Body Centered Psychotherapist & Somatic Counseling


I am a white, cisgendered, queer woman (she/her) who understands the sense of aloneness that can happen inside of loss and life upheaval, and how this can impact our sense of self, our feelings of belonging, and our capacity to engage in our lives. I am passionate about the depth and healing that can grow from these places when there is the right company, and the ways that creativity, humor, and connection can bring us closer to ourselves and our belonging.

I work with clients with strong love, warmth, challenge, creativity, and a commitment to building relationship. I value community, nuance, an understanding of systemic oppression and power, attention to basic needs, and all-access psychoeducation. I center an understanding of how trauma and grief–personal, cultural, systemic–impact the nervous system, basic functioning, relationships, and feelings of aliveness; both in individuals and over generations.

I often work with clients who aren’t sure if they want to be in therapy, or for whom therapy feels like a strange leap. I work with gender diverse clients, young people navigating loss, and people struggling with depression, anxiety, and loneliness. Themes of attachment and relationship, intergenerational trauma, sexuality, creative expression, spirituality, and community building often arise in this work. I draw on my training in somatic psychotherapy to support a body-based understanding of trauma and healing, deeply tied to relationship. Cultivating somatic awareness, using present moment experience, sequencing through movements and emotions, and tracking the physical experience of both therapist and client, is centered in this work. I also hold a firm understanding of our bodies as part of a bigger web of systems and cultures, which we are constantly in conversation with.

Through these tools, we can learn to recognize nervous system states in our own bodies and learn how to work with them with self-understanding, compassion, and support. When we have this foundation, there can be more room for the emotions and physiological experiences of fear, anger, love, joy, and grief to move through our bodies without getting stuck, and while staying in connection to ourselves and our world. Together we can work to build safety in our relationship as a starting point for processing trauma, grief, and stuckness and supporting a deeper sense of choice, aliveness, relationship, and autonomy.

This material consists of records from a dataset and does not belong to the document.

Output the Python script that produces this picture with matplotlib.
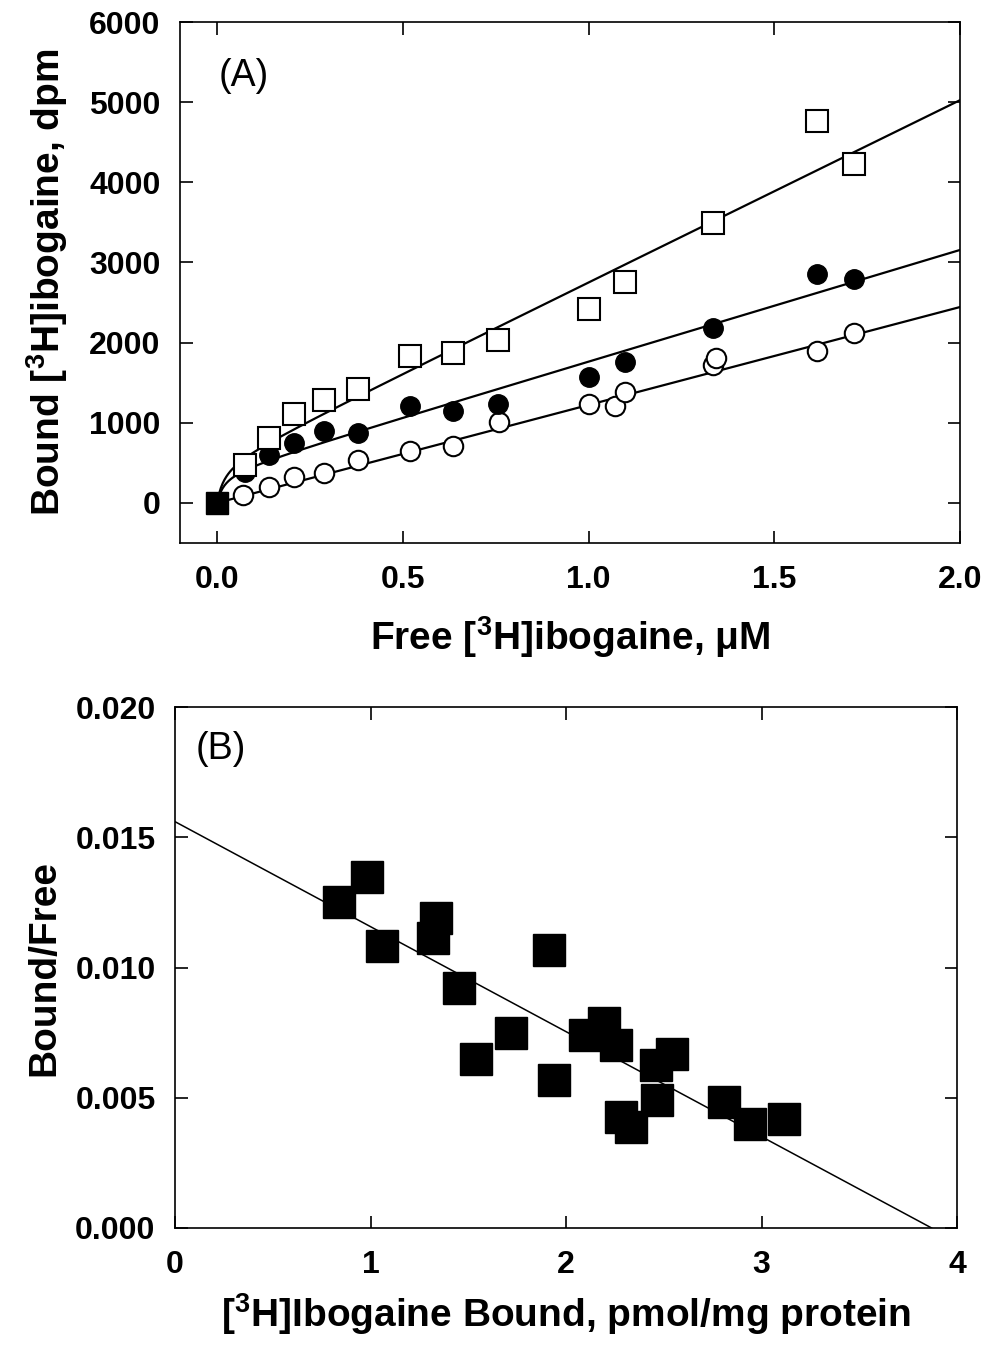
import numpy as np
import matplotlib
matplotlib.use("Agg")
import matplotlib.pyplot as plt

plt.rcParams['font.family'] = ['Liberation Sans', 'DejaVu Sans']
plt.rcParams['mathtext.fontset'] = 'custom'
plt.rcParams['mathtext.rm'] = 'Liberation Sans:bold'
plt.rcParams['mathtext.default'] = 'rm'

## Panel A: saturation data
free_sq = [0.074, 0.141, 0.208, 0.289, 0.379, 0.518, 0.635, 0.756, 1.0, 1.098, 1.335, 1.615, 1.714]
total = [470, 814, 1110, 1278, 1426, 1827, 1869, 2038, 2418, 2755, 3494, 4760, 4232]

free_fc = [0.074, 0.141, 0.208, 0.289, 0.379, 0.518, 0.635, 0.756, 1.0, 1.098, 1.335, 1.615, 1.714]
mid = [380, 603, 751, 899, 878, 1215, 1152, 1236, 1574, 1764, 2177, 2861, 2797]

free_oc = [0.07, 0.141, 0.208, 0.289, 0.379, 0.518, 0.635, 0.76, 1.0, 1.071, 1.098, 1.335, 1.344, 1.615, 1.714]
nonspec = [97, 200, 329, 371, 540, 646, 709, 1004, 1236, 1215, 1384, 1720, 1806, 1890, 2122]

## fitted parameters (one site + linear)
fit_total = (490, 0.02, 2270)   # Bmax, Kd, slope
fit_mid = (380, 0.02, 1390)
fit_ns = (0, 0.02, 1222)

## Panel B: Scatchard data
bound_b = [0.838, 0.983, 1.06, 1.337, 1.321, 1.45, 1.538, 1.721, 1.911, 1.94,
           2.098, 2.192, 2.258, 2.282, 2.33, 2.459, 2.541, 2.467, 2.808, 2.94, 3.117]
ratio_b = [0.0125, 0.01349, 0.01081, 0.01192, 0.01115, 0.0092, 0.00647, 0.0075, 0.01068, 0.0057,
           0.0074, 0.00787, 0.00701, 0.00426, 0.00387, 0.00624, 0.00669, 0.0049, 0.00483, 0.004, 0.00419]
scat_intercept = 0.0156
scat_xint = 3.87


def fit_curve(x, p):
    bmax, kd, m = p
    return bmax * x / (kd + x) + m * x


def style_axes(ax):
    ax.tick_params(direction='in', length=9, width=1.2, top=True, right=True,
                   labelsize=23)
    ax.tick_params(axis='y', pad=14)
    ax.tick_params(axis='x', pad=16)
    for lab in ax.get_xticklabels() + ax.get_yticklabels():
        lab.set_fontweight('bold')
    for s in ax.spines.values():
        s.set_linewidth(1.2)


fig = plt.figure(figsize=(9.85, 13.45), dpi=100)

axA = fig.add_axes([0.1827, 0.5963, 0.7919, 0.3873])
xs = np.linspace(0, 2.0, 400)
for p in [fit_total, fit_mid, fit_ns]:
    axA.plot(xs, fit_curve(xs, p), color='black', lw=1.6)
axA.plot(free_oc, nonspec, 'o', ms=14, mfc='white', mec='black', mew=1.5)
axA.plot(free_fc, mid, 'o', ms=14, mfc='black', mec='black')
axA.plot(free_sq, total, 's', ms=16, mfc='white', mec='black', mew=1.5)
axA.plot([0], [0], 's', ms=16, mfc='black', mec='black')
axA.set_xlim(-0.1, 2.0)
axA.set_ylim(-500, 6000)
axA.set_xticks([0.0, 0.5, 1.0, 1.5, 2.0])
axA.set_xticklabels(['0.0', '0.5', '1.0', '1.5', '2.0'])
axA.set_yticks(range(0, 6001, 1000))
style_axes(axA)
axA.set_xlabel('Free [$^{3}$H]ibogaine, \u03bcM', fontsize=28, fontweight='bold', labelpad=14)
axA.set_ylabel('Bound [$^{3}$H]ibogaine, dpm', fontsize=28, fontweight='bold', labelpad=14)
axA.text(0.049, 0.896, '(A)', transform=axA.transAxes, fontsize=27, va='center')

axB = fig.add_axes([0.1777, 0.087, 0.7939, 0.3873])
xl = np.array([0, scat_xint])
axB.plot(xl, scat_intercept * (1 - xl / scat_xint), color='black', lw=1.1)
axB.plot(bound_b, ratio_b, 's', ms=23, mfc='black', mec='black')
axB.set_xlim(0, 4)
axB.set_ylim(0, 0.020)
axB.set_xticks([0, 1, 2, 3, 4])
axB.set_yticks([0.0, 0.005, 0.010, 0.015, 0.020])
axB.set_yticklabels(['0.000', '0.005', '0.010', '0.015', '0.020'])
style_axes(axB)
axB.set_xlabel('[$^{3}$H]Ibogaine Bound, pmol/mg protein', fontsize=28, fontweight='bold', labelpad=8)
axB.set_ylabel('Bound/Free', fontsize=28, fontweight='bold', labelpad=9)
axB.text(0.026, 0.92, '(B)', transform=axB.transAxes, fontsize=27, va='center')

fig.savefig('out.png', dpi=100)
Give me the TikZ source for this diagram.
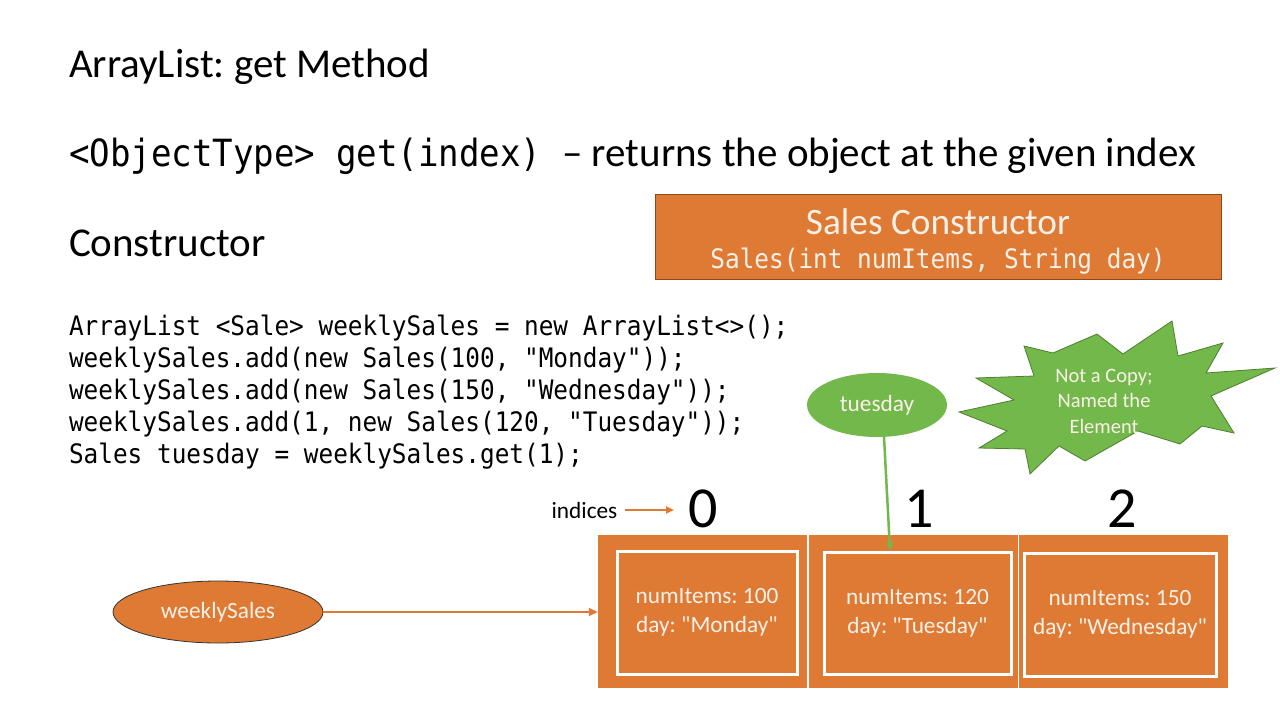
\documentclass[tikz,border=0pt]{standalone}
\usepackage{fontspec}
\setmainfont{Carlito}
\newfontfamily\calfont{Carlito}
\newfontfamily\codefont{DejaVu Sans Mono}[FakeStretch=0.91]
\usetikzlibrary{arrows.meta,shapes.geometric}
\frenchspacing
\definecolor{orng}{HTML}{DF7A35}
\definecolor{orngdark}{HTML}{8A4A1E}
\definecolor{grn}{HTML}{72B84A}
\definecolor{grndark}{HTML}{4F7F30}
\definecolor{lighttext}{HTML}{FBF1E8}
\tikzset{
  plain/.style={inner sep=0pt, outer sep=0pt, anchor=base west, text=black},
  codeline/.style={plain, font=\codefont\fontsize{26.8}{32}\selectfont},
  cell/.style={fill=orng, draw=none, minimum width=209pt, minimum height=153pt, inner sep=0pt},
  innerbox/.style={draw=white, line width=3pt, inner sep=0pt, align=center,
    text=lighttext, font=\calfont\fontsize{23.3}{29}\selectfont},
  bignum/.style={inner sep=0pt, text=black, font=\calfont\fontsize{58}{58}\selectfont},
  oval/.style={ellipse, inner sep=0pt, text=lighttext, font=\calfont\fontsize{23.3}{23}\selectfont},
  orarrow/.style={draw=orng, line width=2pt, -{Triangle[length=9pt,width=8pt]}},
}
\begin{document}
\frenchspacing
\begin{tikzpicture}[x=1pt,y=-1pt]
\useasboundingbox (0,0) rectangle (1280,720);
\fill[white] (0,0) rectangle (1280,720);

% headings
\node[plain, font=\calfont\fontsize{41}{41}\selectfont] (title) at (69,77) {ArrayList: get Method};
\node[plain, font=\calfont\fontsize{41}{41}\selectfont] (sig) at (69,166)
  {{\codefont\fontsize{37.5}{37.5}\selectfont <ObjectType> get(index) }– returns the object at the given index};
\node[plain, font=\calfont\fontsize{41}{41}\selectfont] (ctor) at (69,256) {Constructor};

% code
\node[codeline] (c1) at (69,335) {ArrayList <Sale> weeklySales = new ArrayList<>();};
\node[codeline] (c2) at (69,367) {weeklySales.add(new Sales(100, "Monday"));};
\node[codeline] (c3) at (69,399) {weeklySales.add(new Sales(150, "Wednesday"));};
\node[codeline] (c4) at (69,431) {weeklySales.add(1, new Sales(120, "Tuesday"));};
\node[codeline] (c5) at (69,463) {Sales tuesday = weeklySales.get(1);};

% Sales constructor box
\node[fill=orng, draw=orngdark, line width=0.8pt, minimum width=566pt, minimum height=85pt, inner sep=0pt] (sbox) at (938,236.5) {};
\node[inner sep=0pt, anchor=base, text=lighttext, font=\calfont\fontsize{37.3}{37}\selectfont] (stitle) at (938,234) {Sales Constructor};
\node[inner sep=0pt, anchor=base, text=lighttext, font=\codefont\fontsize{26.8}{26.8}\selectfont] (ssig) at (938,268) {Sales(int numItems, String day)};

% array cells
\node[cell] (cell0) at (702.5,611.5) {};
\node[cell] (cell1) at (913,611.5) {};
\node[cell] (cell2) at (1123.5,611.5) {};
\node[innerbox, minimum width=180pt, minimum height=123pt] (in0) at (707,612.5) {numItems: 100\\day: "Monday"};
\node[innerbox, minimum width=187pt, minimum height=122pt] (in1) at (917.5,613) {numItems: 120\\day: "Tuesday"};
\node[innerbox, minimum width=192pt, minimum height=123pt] (in2) at (1120,614.5) {numItems: 150\\day: "Wednesday"};

% indices
\node[bignum] (i0) at (703,509) {0};
\node[bignum] (i1) at (919,509) {1};
\node[bignum] (i2) at (1122,509) {2};
\node[inner sep=0pt, text=black, font=\calfont\fontsize{23.3}{23}\selectfont] (ind) at (584.5,510) {indices};
\coordinate (indend) at (674,510);
\draw[orng, line width=2pt, -{Triangle[length=8pt,width=7pt]}] (ind.east) ++(7,0) -- (indend);

% weeklySales reference
\node[oval, fill=orng, draw=black!80, line width=0.8pt, minimum width=210pt, minimum height=62pt] (ws) at (218,612) {weeklySales};
\draw[orarrow] (ws.east) -- (cell0.west |- ws.east);

% tuesday reference
\node[oval, fill=grn, minimum width=140pt, minimum height=64pt] (tu) at (877,405) {tuesday};
\coordinate (tuend) at (890,550);
\draw[grn, line width=2.5pt, -{Triangle[length=7pt,width=7pt]}] (884,437) -- (tuend);

% starburst note
\filldraw[fill=grn, draw=grndark, line width=0.8pt]
  (1172,321) -- (1178,356) -- (1223,343) -- (1206,373) -- (1275,368) -- (1211,396)
  -- (1234,433) -- (1202,426) -- (1180,444) -- (1138,431) -- (1085,461) -- (1059,446)
  -- (1030,474) -- (1025,449) -- (979,448) -- (1007,431) -- (959,412) -- (1014,400)
  -- (976,378) -- (1034,376) -- (1024,346) -- (1053,353) -- (1097,334) -- (1123,354) -- cycle;
\node[inner sep=0pt, align=center, text=lighttext, font=\calfont\fontsize{20.5}{25.5}\selectfont] (note) at (1104,401) {Not a Copy;\\Named the\\Element};
\end{tikzpicture}
\end{document}
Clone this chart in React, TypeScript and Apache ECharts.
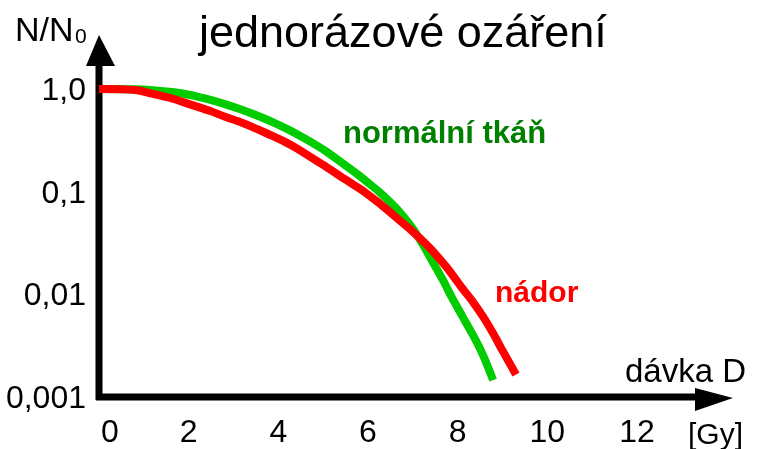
import React, { useEffect, useRef } from "react";
import * as echarts from "echarts";

const FONT = "'Liberation Sans', Arial, sans-serif";

const xTicks = [0, 2, 4, 6, 8, 10, 12];
const yTickLabels = ["0,001", "0,01", "0,1", "1,0"];

const normalDose = [0, 0.8, 1.2, 1.63, 2.03, 2.36, 2.77, 3.17, 3.52, 3.86, 4.19, 4.48, 4.77, 5.04, 5.44, 5.78, 6.05, 6.27, 6.65, 7.0, 7.23, 7.45, 7.67, 7.87, 8.1, 8.32, 8.5, 8.65, 8.79];
const normalSurvival = [1.0, 0.993, 0.973, 0.933, 0.875, 0.809, 0.721, 0.631, 0.552, 0.479, 0.409, 0.351, 0.297, 0.251, 0.188, 0.146, 0.1175, 0.0977, 0.0676, 0.0437, 0.0302, 0.0204, 0.0138, 0.00933, 0.00617, 0.00417, 0.00295, 0.00209, 0.00146];

const tumorDose = [0, 0.8, 1.18, 1.61, 2.03, 2.45, 2.81, 3.19, 3.55, 3.88, 4.19, 4.44, 4.89, 5.18, 5.42, 5.69, 5.93, 6.27, 6.65, 7.0, 7.38, 7.76, 8.12, 8.32, 8.57, 8.79, 8.99, 9.21, 9.3];
const tumorSurvival = [1.0, 0.977, 0.902, 0.813, 0.708, 0.617, 0.537, 0.468, 0.403, 0.347, 0.299, 0.26, 0.195, 0.162, 0.138, 0.116, 0.0989, 0.0759, 0.055, 0.0407, 0.0282, 0.0182, 0.0112, 0.0087, 0.00603, 0.00417, 0.00288, 0.00195, 0.00165];

const title = "jednorázové ozáření";
const yName = "N/N";
const yNameSub = "0";
const xName = "dávka D";
const xUnit = "[Gy]";
const normalLabel = "normální tkáň";
const tumorLabel = "nádor";

export default function App() {
  const ref = useRef<HTMLDivElement>(null);
  useEffect(() => {
    const chart = echarts.init(ref.current!, null, { renderer: "svg" });
    const pairs = (xs: number[], ys: number[]) => xs.map((x, i) => [x, ys[i]]);
    chart.setOption({
      animation: false,
      title: {
        text: title,
        left: 199,
        top: 9,
        padding: 0,
        textStyle: { fontFamily: FONT, fontSize: 45, fontWeight: "normal", color: "#000", lineHeight: 45 },
      },
      grid: { left: 99, right: 122, top: 89, bottom: 52 },
      xAxis: {
        type: "value",
        min: 0,
        max: 12,
        interval: 2,
        axisLine: { show: false },
        axisTick: { show: false },
        splitLine: { show: false },
        axisLabel: {
          margin: 18,
          fontFamily: FONT,
          fontSize: 32,
          lineHeight: 32,
          color: "#000",
          formatter: (v: number) => {
            const t = xTicks.find((k) => Math.abs(k - v) < 1e-6);
            if (t === undefined) return "";
            return t === 0 ? "{first|" + t + "}" : String(t);
          },
          rich: { first: { fontFamily: FONT, fontSize: 32, lineHeight: 32, color: "#000", padding: [0, 0, 0, 22] } },
        },
      },
      yAxis: {
        type: "log",
        logBase: 10,
        min: 0.001,
        max: 1,
        axisLine: { show: false },
        axisTick: { show: false },
        splitLine: { show: false },
        axisLabel: {
          margin: 13,
          fontFamily: FONT,
          fontSize: 32,
          lineHeight: 32,
          color: "#000",
          formatter: (v: number) => {
            const idx = Math.round(Math.log10(v)) + 3;
            return yTickLabels[idx] ?? "";
          },
        },
      },
      series: [
        {
          type: "line",
          name: normalLabel,
          data: pairs(normalDose, normalSurvival),
          symbol: "none",
          smooth: 0.3,
          lineStyle: { color: "#00cc00", width: 8, cap: "butt" },
          z: 2,
        },
        {
          type: "line",
          name: tumorLabel,
          data: pairs(tumorDose, tumorSurvival),
          symbol: "none",
          smooth: 0.3,
          lineStyle: { color: "#ff0000", width: 8, cap: "butt" },
          z: 3,
        },
      ],
    });

    const o = chart.convertToPixel({ gridIndex: 0 }, [0, 0.001]) as number[];
    const t = chart.convertToPixel({ gridIndex: 0 }, [0, 1]) as number[];
    const r = chart.convertToPixel({ gridIndex: 0 }, [12, 0.001]) as number[];
    const ox = o[0], oy = o[1], ty = t[1], rx = r[0];

    const txt = (text: string, x: number, baseline: number, size: number, color: string, weight = "normal") => ({
      type: "text",
      x,
      y: baseline - 0.3465 * size,
      style: { text, fontFamily: FONT, fontSize: size, fontWeight: weight, fill: color, verticalAlign: "middle", align: "left" },
    });

    chart.setOption({
      graphic: [
        { type: "line", shape: { x1: ox, y1: oy + 3, x2: ox, y2: ty - 30 }, style: { stroke: "#000", lineWidth: 7 } },
        { type: "polygon", shape: { points: [[ox, ty - 54], [ox - 13, ty - 23], [ox + 16, ty - 23]] }, style: { fill: "#000" } },
        { type: "line", shape: { x1: ox - 3, y1: oy, x2: rx + 70, y2: oy }, style: { stroke: "#000", lineWidth: 7 } },
        { type: "polygon", shape: { points: [[rx + 58, oy - 9], [rx + 96, oy + 1], [rx + 58, oy + 14]] }, style: { fill: "#000" } },
        txt(yName, 15, 41, 34, "#000"),
        txt(yNameSub, 75, 43, 21, "#000"),
        txt(normalLabel, 343, 143, 31, "#008000", "bold"),
        txt(tumorLabel, 495, 302, 30, "#ff0000", "bold"),
        txt(xName, 625, 382, 33, "#000"),
        txt(xUnit, 688, 444, 30, "#000"),
      ],
    });

    return () => chart.dispose();
  }, []);
  return <div ref={ref} style={{ position: "fixed", left: 0, top: 0, width: 759, height: 449 }} />;
}
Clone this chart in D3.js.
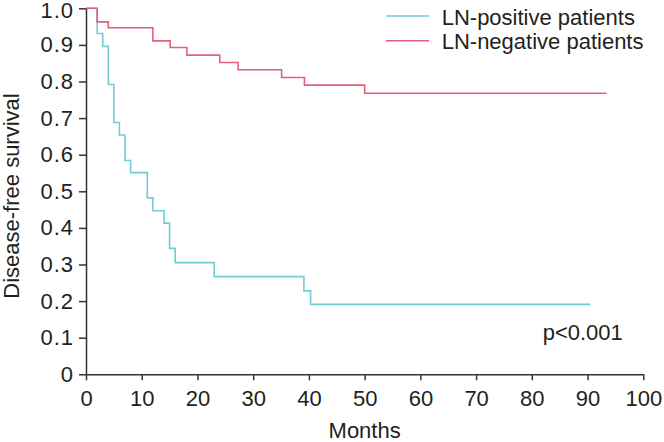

A series of losses in my 20s set me on a lifelong path of knowing love and grief as inseparable. These experiences have been immense teachers, have brought me closer to myself and my capacity, and also continue to shake and reassemble me daily. I am deeply interested in the ways that we must renegotiate a relationship with life in order to keep on living after loss, and the way sacred, gritty creativity can give us a channel through which this renegotiation can happen. 


In my free time, I am a poet, a rookie gardener, and an auntie.